Your task is to quote the listing below exactly, beginning with its first line and ending on the line bearing "52, 54, 56];".
════════
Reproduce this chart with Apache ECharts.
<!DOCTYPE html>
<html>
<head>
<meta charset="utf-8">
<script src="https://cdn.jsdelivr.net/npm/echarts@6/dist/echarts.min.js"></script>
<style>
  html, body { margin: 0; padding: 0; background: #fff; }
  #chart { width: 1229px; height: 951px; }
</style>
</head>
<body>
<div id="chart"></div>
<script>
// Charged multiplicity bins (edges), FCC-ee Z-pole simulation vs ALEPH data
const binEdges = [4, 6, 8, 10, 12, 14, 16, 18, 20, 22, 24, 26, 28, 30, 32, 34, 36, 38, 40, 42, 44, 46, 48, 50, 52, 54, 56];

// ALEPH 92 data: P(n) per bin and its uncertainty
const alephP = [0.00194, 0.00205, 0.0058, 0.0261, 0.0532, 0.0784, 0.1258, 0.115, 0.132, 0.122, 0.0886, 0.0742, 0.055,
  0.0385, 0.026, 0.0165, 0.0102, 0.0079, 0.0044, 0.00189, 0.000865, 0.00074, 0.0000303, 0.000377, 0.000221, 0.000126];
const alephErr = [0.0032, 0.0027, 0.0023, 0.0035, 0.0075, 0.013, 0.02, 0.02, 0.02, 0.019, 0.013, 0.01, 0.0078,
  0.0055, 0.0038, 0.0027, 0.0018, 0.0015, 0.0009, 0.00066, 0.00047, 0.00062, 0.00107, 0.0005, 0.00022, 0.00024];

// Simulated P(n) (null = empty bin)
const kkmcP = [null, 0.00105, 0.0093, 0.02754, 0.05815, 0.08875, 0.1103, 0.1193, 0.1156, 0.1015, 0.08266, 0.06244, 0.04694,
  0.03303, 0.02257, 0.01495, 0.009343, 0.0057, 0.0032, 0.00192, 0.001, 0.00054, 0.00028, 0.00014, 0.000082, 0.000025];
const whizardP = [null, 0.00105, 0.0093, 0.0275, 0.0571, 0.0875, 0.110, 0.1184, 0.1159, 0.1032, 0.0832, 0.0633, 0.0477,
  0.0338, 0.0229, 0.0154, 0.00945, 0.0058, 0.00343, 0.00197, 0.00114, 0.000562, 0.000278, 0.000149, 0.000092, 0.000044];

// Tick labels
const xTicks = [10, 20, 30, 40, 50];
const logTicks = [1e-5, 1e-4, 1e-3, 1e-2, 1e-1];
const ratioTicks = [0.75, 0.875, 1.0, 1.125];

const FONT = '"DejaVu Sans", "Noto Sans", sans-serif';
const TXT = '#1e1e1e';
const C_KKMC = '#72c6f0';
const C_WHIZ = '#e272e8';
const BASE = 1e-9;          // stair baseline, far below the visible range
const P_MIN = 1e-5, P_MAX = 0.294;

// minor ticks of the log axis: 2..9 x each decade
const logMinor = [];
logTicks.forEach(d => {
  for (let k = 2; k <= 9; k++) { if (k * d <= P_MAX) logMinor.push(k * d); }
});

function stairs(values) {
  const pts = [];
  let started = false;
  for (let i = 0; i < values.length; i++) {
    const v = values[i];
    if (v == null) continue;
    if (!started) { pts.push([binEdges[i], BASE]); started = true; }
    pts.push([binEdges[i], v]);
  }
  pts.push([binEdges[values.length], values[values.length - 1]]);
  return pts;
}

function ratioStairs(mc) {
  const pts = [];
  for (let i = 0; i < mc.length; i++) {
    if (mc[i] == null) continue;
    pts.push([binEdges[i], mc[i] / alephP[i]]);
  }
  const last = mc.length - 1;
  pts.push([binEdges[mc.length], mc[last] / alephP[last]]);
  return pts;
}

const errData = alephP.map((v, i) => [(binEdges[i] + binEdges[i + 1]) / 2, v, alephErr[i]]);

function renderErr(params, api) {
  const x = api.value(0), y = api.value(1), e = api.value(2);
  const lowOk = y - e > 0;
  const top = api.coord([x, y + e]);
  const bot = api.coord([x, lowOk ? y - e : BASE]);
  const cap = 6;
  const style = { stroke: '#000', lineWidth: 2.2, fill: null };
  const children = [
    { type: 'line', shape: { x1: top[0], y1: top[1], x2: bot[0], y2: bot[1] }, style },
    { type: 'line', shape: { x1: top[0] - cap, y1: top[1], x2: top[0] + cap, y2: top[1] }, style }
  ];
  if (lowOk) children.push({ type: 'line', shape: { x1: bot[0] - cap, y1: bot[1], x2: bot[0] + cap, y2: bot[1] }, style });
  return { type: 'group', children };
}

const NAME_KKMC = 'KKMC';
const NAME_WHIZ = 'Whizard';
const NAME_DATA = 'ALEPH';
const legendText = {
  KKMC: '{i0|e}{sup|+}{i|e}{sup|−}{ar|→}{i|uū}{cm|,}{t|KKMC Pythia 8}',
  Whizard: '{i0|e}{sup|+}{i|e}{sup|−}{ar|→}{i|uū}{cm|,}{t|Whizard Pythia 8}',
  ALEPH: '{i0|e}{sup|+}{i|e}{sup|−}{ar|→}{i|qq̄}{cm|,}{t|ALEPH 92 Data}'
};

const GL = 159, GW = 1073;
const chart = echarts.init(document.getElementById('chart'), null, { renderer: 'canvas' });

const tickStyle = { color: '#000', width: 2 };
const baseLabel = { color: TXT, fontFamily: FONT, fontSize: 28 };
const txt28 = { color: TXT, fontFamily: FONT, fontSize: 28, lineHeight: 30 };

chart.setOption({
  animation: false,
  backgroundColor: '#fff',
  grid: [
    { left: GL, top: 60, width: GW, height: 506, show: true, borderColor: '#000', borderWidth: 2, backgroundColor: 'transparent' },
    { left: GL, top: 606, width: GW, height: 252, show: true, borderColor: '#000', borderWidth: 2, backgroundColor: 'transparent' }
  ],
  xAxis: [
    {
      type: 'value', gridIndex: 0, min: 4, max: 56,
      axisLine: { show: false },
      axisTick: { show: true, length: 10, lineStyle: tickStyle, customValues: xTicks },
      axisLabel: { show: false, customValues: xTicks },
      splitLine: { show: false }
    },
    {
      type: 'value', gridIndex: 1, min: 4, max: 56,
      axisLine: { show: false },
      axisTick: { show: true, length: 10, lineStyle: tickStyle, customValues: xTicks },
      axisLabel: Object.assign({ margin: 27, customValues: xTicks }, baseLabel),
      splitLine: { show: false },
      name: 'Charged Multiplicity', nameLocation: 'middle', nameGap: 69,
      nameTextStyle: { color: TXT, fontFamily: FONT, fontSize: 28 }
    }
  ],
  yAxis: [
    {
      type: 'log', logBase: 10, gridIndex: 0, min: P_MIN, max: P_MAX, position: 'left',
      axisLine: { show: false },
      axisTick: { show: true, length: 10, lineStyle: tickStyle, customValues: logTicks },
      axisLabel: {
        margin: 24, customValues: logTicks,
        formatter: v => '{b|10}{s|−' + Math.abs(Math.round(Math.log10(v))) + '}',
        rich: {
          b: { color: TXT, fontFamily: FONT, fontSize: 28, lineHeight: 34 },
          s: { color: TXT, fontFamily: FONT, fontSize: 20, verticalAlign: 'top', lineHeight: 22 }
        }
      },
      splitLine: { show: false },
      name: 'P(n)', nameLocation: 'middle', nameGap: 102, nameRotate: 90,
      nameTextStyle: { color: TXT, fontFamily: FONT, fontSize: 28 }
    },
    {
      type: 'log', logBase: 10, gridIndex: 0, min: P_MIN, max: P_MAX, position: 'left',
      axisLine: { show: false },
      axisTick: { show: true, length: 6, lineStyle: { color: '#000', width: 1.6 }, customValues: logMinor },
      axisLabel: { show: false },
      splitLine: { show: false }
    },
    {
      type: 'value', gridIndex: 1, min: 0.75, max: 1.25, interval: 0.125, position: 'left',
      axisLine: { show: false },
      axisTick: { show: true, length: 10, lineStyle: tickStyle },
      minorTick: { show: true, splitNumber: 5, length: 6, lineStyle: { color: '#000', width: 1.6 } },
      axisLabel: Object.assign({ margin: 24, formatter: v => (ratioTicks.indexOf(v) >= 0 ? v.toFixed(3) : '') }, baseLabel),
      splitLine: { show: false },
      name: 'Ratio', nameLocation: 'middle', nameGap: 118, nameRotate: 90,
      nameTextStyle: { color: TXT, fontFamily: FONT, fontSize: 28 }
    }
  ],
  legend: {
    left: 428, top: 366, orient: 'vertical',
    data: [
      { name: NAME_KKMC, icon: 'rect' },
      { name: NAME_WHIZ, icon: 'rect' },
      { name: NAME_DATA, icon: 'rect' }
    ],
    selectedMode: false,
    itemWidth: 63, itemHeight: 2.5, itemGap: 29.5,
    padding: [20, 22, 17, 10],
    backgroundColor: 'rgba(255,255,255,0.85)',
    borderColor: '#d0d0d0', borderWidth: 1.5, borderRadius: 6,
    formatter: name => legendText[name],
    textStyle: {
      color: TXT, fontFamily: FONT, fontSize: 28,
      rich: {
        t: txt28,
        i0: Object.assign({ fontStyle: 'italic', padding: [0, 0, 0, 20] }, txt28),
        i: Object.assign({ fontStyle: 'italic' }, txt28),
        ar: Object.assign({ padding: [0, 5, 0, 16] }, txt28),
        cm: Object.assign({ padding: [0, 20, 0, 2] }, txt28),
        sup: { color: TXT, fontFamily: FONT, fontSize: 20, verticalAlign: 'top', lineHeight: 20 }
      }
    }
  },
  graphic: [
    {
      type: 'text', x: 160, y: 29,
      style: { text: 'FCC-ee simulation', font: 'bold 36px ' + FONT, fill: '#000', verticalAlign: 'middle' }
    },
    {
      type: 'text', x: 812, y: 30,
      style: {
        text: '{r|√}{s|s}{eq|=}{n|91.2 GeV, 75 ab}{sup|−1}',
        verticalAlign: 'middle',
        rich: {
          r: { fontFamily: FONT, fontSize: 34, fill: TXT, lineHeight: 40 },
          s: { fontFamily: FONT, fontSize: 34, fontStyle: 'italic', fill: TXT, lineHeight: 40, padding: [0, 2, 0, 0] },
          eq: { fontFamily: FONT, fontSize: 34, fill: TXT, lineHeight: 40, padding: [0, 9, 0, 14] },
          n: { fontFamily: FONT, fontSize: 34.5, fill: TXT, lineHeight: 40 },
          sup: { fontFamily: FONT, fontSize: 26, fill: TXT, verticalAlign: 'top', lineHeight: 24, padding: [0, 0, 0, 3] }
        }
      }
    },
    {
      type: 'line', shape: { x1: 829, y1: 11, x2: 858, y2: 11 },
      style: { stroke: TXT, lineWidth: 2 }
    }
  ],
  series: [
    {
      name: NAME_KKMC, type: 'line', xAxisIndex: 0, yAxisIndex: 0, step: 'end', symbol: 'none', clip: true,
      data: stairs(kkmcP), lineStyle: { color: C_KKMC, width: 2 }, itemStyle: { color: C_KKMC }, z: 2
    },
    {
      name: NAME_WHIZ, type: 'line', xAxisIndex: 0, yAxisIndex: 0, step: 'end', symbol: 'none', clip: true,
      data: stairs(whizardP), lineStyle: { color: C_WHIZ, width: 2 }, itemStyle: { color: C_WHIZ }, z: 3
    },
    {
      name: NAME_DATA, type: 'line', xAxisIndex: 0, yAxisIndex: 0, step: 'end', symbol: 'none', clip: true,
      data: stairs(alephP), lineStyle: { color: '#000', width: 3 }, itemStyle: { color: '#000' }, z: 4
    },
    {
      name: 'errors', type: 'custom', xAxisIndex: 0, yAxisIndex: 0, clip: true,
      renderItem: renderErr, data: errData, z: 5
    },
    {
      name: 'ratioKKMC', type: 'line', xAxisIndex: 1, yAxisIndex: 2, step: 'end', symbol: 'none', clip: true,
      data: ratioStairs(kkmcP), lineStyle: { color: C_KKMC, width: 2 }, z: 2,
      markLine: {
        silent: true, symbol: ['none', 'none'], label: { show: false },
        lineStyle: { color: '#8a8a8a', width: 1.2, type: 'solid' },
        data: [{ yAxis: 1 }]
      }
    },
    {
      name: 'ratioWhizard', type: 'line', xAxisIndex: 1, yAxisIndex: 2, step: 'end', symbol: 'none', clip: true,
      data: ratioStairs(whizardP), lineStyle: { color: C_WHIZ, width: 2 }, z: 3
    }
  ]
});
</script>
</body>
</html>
════════
THE OUTPUT –
Reproduce this chart with Apache ECharts.
<!DOCTYPE html>
<html>
<head>
<meta charset="utf-8">
<script src="https://cdn.jsdelivr.net/npm/echarts@6/dist/echarts.min.js"></script>
<style>
  html, body { margin: 0; padding: 0; background: #fff; }
  #chart { width: 1229px; height: 951px; }
</style>
</head>
<body>
<div id="chart"></div>
<script>
// Charged multiplicity bins (edges), FCC-ee Z-pole simulation vs ALEPH data
const binEdges = [4, 6, 8, 10, 12, 14, 16, 18, 20, 22, 24, 26, 28, 30, 32, 34, 36, 38, 40, 42, 44, 46, 48, 50, 52, 54, 56];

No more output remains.